Genital Herpes is a viral infection affecting the skin.
There are two types of herpes simplex virus:
- Type 1 Virus is usually the cause of “cold sores” affecting the mouth and nose but can also be the cause of genital sores as it is easily passed to the genital area via oral sex.
- Type 2 Virus Usually affects the genital and anal areas.
How is it passed on?
It is difficult to avoid coming into contact with the herpes virus. The majority of the population will come into contact with one of the herpes viruses at some time in their lives.
Many people who have herpes will never know they have the infection as they never experience any symptoms.
Herpes is passed from one person to another by
- Skin-to-skin contact during sex if the virus is active on the skin outside the area protected by a condom
- Vaginal, anal and oral sex
- Sharing sex toys without washing them or covering them with a new condom with each use
- If a person with whitlows (herpes on the hand) touches a partner’s vagina, genitals or anal area
You can’t get herpes from sharing towels, cups, plates, cutlery or toilet seats
What are the symptoms?
Initial infection may have no symptoms at all in a number of people.

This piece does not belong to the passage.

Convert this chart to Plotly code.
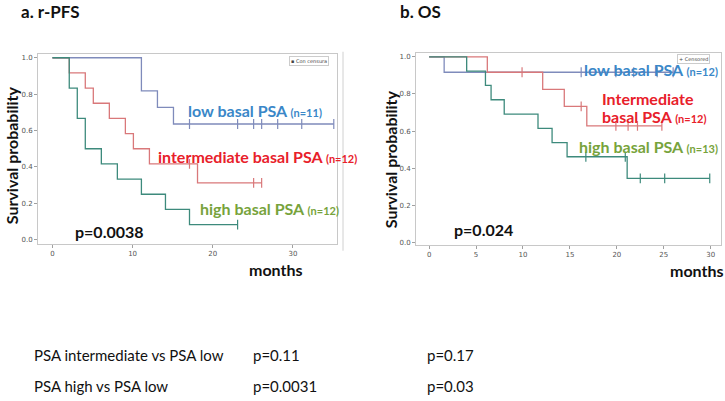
import plotly.graph_objects as go

# ---------------- data: a. r-PFS ----------------
pfs_low_t = [0, 11.1, 13.1, 15.1, 35.1]
pfs_low_s = [1.0, 0.818, 0.727, 0.636, 0.636]
pfs_low_c = [17.1, 23.1, 25.1, 26.1, 28.1, 31.1, 35.1]

pfs_int_t = [0, 2.1, 4.1, 5.1, 7.1, 9.1, 10.1, 12.1, 18.1, 26.1]
pfs_int_s = [1.0, 0.917, 0.833, 0.75, 0.667, 0.583, 0.5, 0.417, 0.313, 0.313]
pfs_int_c = [17.1, 25.1, 26.1]

pfs_high_t = [0, 2.1, 3.1, 4.1, 6.1, 8.1, 11.1, 14.1, 17.1, 23.1]
pfs_high_s = [1.0, 0.833, 0.667, 0.5, 0.417, 0.333, 0.25, 0.167, 0.083, 0.083]
pfs_high_c = [23.1]

# ---------------- data: b. OS ----------------
os_low_t = [0, 1.6, 26.0]
os_low_s = [1.0, 0.917, 0.917]
os_low_c = [16.2, 19.9, 21.8, 24.3, 26.0]

os_int_t = [0, 6.2, 12.1, 14.4, 16.8, 24.8]
os_int_s = [1.0, 0.917, 0.825, 0.733, 0.628, 0.628]
os_int_c = [9.9, 16.2, 19.9, 21.2, 22.2, 24.8]

os_high_t = [0, 4.0, 6.0, 6.6, 8.0, 11.6, 13.1, 14.7, 21.1, 29.9]
os_high_s = [1.0, 0.923, 0.846, 0.769, 0.692, 0.615, 0.538, 0.462, 0.346, 0.346]
os_high_c = [16.7, 20.9, 22.5, 25.1, 29.9]

y_ticks = [0.0, 0.2, 0.4, 0.6, 0.8, 1.0]
pfs_x_ticks = [0, 10, 20, 30]
os_x_ticks = [0, 5, 10, 15, 20, 25, 30]

C_LOW = "#7f8bbb"
C_INT = "#d9787a"
C_HIGH = "#3d8a7c"
T_LOW = "#3a87c8"
T_INT = "#e8202a"
T_HIGH = "#77a33c"
FONT = "Lato"


def surv_at(ts, ss, t):
    v = ss[0]
    for ti, si in zip(ts, ss):
        if ti <= t:
            v = si
    return v


fig = go.Figure()


def add_curve(ts, ss, cs, color, xa, ya):
    fig.add_trace(go.Scatter(x=ts, y=ss, mode="lines", line=dict(color=color, width=1.3, shape="hv"),
                             xaxis=xa, yaxis=ya, showlegend=False, hoverinfo="skip"))
    fig.add_trace(go.Scatter(x=cs, y=[surv_at(ts, ss, c) for c in cs], mode="markers",
                             marker=dict(symbol="line-ns", size=7, line=dict(color=color, width=1.2)),
                             xaxis=xa, yaxis=ya, showlegend=False, hoverinfo="skip"))


add_curve(pfs_low_t, pfs_low_s, pfs_low_c, C_LOW, "x", "y")
add_curve(pfs_int_t, pfs_int_s, pfs_int_c, C_INT, "x", "y")
add_curve(pfs_high_t, pfs_high_s, pfs_high_c, C_HIGH, "x", "y")
add_curve(os_low_t, os_low_s, os_low_c, C_LOW, "x2", "y2")
add_curve(os_int_t, os_int_s, os_int_c, C_INT, "x2", "y2")
add_curve(os_high_t, os_high_s, os_high_c, C_HIGH, "x2", "y2")

W, H = 725, 401


def px(x):
    return x / W


def py(y):
    return 1 - y / H


axis_common = dict(showgrid=False, zeroline=False, showline=True, mirror=True, linecolor="#c8c8c8",
                   linewidth=1, ticks="outside", ticklen=3, tickcolor="#a0a0a0",
                   tickfont=dict(family="DejaVu Sans", size=7, color="#555555"))

fig.update_layout(
    width=W, height=H, margin=dict(l=0, r=0, t=0, b=0),
    paper_bgcolor="white", plot_bgcolor="white", showlegend=False,
    xaxis=dict(domain=[px(38), px(337)], range=[-1.8, 35.5], anchor="y",
               tickvals=pfs_x_ticks, ticktext=[str(v) for v in pfs_x_ticks], **axis_common),
    yaxis=dict(domain=[py(245), py(54)], range=[-0.022, 1.022], anchor="x",
               tickvals=y_ticks, ticktext=["%.1f" % v for v in y_ticks], **axis_common),
    xaxis2=dict(domain=[px(416), px(721)], range=[-1.4, 31.1], anchor="y2",
                tickvals=os_x_ticks, ticktext=[str(v) for v in os_x_ticks], **axis_common),
    yaxis2=dict(domain=[py(246), py(53)], range=[-0.012, 1.022], anchor="x2",
                tickvals=y_ticks, ticktext=["%.1f" % v for v in y_ticks], **axis_common),
)


def ann(text, x, y, size, color="#111111", xanchor="left", yanchor="middle", bold=True, angle=0):
    t = "<b>%s</b>" % text if bold else text
    fig.add_annotation(text=t, x=px(x), y=py(y), xref="paper", yref="paper", showarrow=False,
                       xanchor=xanchor, yanchor=yanchor, textangle=angle,
                       font=dict(family=FONT, size=size, color=color))


# titles
ann("a. r-PFS", 19, 12, 17)
ann("b. OS", 398, 12, 17)
# y titles
ann("Survival probability", 11, 156, 16, xanchor="center", angle=-90)
ann("Survival probability", 390, 160, 16, xanchor="center", angle=-90)
# months
ann("months", 276, 271, 16, xanchor="center")
ann("months", 697, 272, 16, xanchor="center")
# p-values
ann("p=0.0038", 73, 233, 16)
ann("p=0.024", 452, 231, 16)

small = "<span style='font-size:11px'>%s</span>"
# left labels
ann("low basal PSA " + small % "(n=11)", 186, 111, 16, T_LOW)
ann("intermediate basal PSA " + small % "(n=12)", 156, 157, 16, T_INT)
ann("high basal PSA " + small % "(n=12)", 198, 210, 16, T_HIGH)
# right labels
ann("low basal PSA " + small % "(n=12)", 582, 70, 16, T_LOW)
ann("Intermediate", 600, 99, 16, T_INT)
ann("basal PSA " + small % "(n=12)", 600, 117, 16, T_INT)
ann("high basal PSA " + small % "(n=13)", 577, 147, 16, T_HIGH)

# censor legend boxes
fig.add_annotation(text="▪ Con censura", x=px(289), y=py(61), xref="paper", yref="paper", showarrow=False,
                   xanchor="left", yanchor="middle", font=dict(family="DejaVu Sans", size=5, color="#444444"),
                   bordercolor="#cccccc", borderwidth=1, borderpad=1, bgcolor="white")
fig.add_annotation(text="+ Censored", x=px(677), y=py(59), xref="paper", yref="paper", showarrow=False,
                   xanchor="left", yanchor="middle", font=dict(family="DejaVu Sans", size=5, color="#444444"),
                   bordercolor="#cccccc", borderwidth=1, borderpad=1, bgcolor="white")

# outer panel line of left chart
fig.add_shape(type="line", xref="paper", yref="paper", x0=px(343), x1=px(343), y0=py(52), y1=py(252),
              line=dict(color="#d0d0d0", width=1))

# bottom table
rows = ["PSA intermediate vs PSA low", "PSA high vs PSA low"]
pfs_p = ["p=0.11", "p=0.0031"]
os_p = ["p=0.17", "p=0.03"]
row_y = [357, 388]
for r, a, b, yy in zip(rows, pfs_p, os_p, row_y):
    ann(r, 32, yy, 15, "#111111", bold=False)
    ann(a, 251, yy, 15, "#111111", bold=False)
    ann(b, 425, yy, 15, "#111111", bold=False)

fig.write_html("out.html", config={"displayModeBar": False},
               post_script="document.body.style.margin='0';document.body.style.overflow='hidden';")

These people can carry the infection for years without ever realising.
If symptoms are present, the following may be recognised:
- Flu-like symptoms (fever, headache, muscle and joint aches)
- Itching and/or tingling (discomfort) in the affected genital area.
- Painful red spots or lumps (often you may see fluid inside the lump)
- Small painful blisters or sores.
- Pain passing urine
- Lymph glands in the groin, neck or armpits may be swollen
How do you test for it?
Genital herpes can only be tested usually when sores are present, so if you notice symptoms come to clinic as soon as possible.
The doctor or nurse will take a sample from the blisters. This involves brushing a cotton-tipped swab (like a cotton-bud) over the area affected.
If you have no obvious blisters there is no routine test for herpes.
What is the treatment?
Treatments available aim to relieve the symptoms of the blisters and stop new blisters developing, although symptoms can disappear by themselves. There is currently no cure for herpes.
Treatment is with antiviral tablets. Sometimes a local anaesthetic cream may be used to numb the area and relieve discomfort. Unlike treatments for cold sores, there are currently no over-the-counter remedies available for genital herpes.
Things you can do to help ease the pain are:
- Gently bathe the area with diluted salt water.
- If passing urine is very painful it can help to pass urine in the shower or in a warm bath.
- Drink plenty of water
Herpes can be managed safely during pregnancy, but it is important to discuss with your midwife if you have, or have had, herpes infections. If you are pregnant when you get symptoms of herpes for the first time it is important to inform your midwife and to attend the clinic to see a doctor as soon as possible.